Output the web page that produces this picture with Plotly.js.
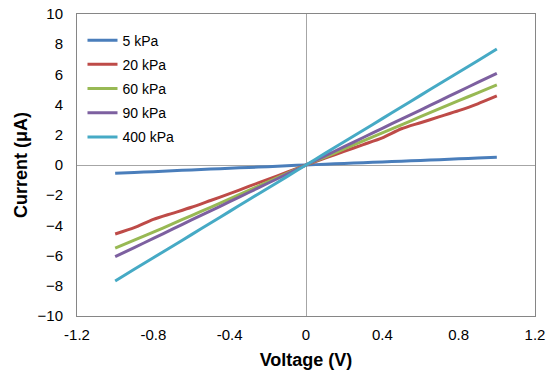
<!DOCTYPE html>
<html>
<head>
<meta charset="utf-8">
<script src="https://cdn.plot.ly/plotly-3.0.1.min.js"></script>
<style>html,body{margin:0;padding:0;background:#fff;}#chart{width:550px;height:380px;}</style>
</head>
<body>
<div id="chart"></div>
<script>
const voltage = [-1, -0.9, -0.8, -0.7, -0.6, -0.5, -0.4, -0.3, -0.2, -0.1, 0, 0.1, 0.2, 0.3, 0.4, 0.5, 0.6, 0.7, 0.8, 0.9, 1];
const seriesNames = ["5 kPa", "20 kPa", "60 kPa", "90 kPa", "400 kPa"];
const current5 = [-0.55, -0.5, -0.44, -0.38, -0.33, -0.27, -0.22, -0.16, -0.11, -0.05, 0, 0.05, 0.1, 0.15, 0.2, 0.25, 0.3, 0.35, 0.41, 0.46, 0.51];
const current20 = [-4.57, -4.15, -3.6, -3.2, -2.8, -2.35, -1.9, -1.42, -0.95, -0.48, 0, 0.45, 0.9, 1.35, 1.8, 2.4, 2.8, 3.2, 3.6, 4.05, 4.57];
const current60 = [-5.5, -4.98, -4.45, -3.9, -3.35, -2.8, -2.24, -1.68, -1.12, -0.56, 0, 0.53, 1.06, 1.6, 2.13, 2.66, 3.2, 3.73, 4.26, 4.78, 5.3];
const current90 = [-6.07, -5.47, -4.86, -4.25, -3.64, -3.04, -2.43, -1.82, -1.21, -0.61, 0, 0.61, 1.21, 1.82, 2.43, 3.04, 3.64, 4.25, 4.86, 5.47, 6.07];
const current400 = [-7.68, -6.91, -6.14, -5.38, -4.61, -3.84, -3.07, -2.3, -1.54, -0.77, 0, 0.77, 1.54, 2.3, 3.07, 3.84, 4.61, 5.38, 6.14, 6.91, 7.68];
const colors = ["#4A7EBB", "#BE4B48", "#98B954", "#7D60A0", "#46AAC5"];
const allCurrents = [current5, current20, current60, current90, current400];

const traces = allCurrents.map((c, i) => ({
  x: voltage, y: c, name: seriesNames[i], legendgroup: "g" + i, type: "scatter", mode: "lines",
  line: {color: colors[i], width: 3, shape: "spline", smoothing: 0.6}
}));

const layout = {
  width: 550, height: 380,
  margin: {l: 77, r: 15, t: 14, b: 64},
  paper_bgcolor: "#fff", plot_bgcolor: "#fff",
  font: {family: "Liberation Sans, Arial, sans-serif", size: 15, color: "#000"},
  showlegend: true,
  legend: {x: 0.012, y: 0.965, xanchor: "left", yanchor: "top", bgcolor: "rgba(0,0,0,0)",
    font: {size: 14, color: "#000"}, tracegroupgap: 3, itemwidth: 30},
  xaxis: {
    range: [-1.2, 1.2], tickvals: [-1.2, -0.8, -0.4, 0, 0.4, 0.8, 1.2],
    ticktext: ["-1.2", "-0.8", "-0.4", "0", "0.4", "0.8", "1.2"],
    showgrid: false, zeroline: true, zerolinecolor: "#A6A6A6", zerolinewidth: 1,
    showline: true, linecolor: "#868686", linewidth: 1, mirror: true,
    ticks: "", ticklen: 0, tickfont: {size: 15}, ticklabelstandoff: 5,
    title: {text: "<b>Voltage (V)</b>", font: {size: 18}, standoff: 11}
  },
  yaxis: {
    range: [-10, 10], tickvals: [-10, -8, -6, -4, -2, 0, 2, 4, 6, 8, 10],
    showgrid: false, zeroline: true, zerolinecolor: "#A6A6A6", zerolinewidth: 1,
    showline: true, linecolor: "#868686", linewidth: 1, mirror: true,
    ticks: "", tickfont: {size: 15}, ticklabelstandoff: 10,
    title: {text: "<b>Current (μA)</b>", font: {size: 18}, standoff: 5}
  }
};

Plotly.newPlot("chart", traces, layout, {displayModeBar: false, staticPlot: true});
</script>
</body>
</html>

···

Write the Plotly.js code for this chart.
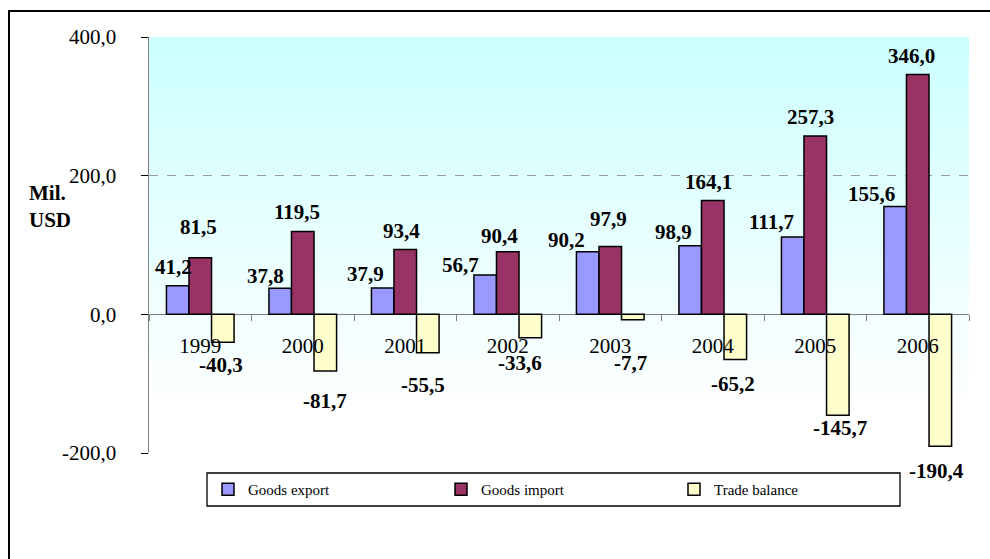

···

Reproduce every line from the entries that holds the word "this".

Output the web page that produces this picture with Plotly.js.
Write the Plotly.js code for this chart.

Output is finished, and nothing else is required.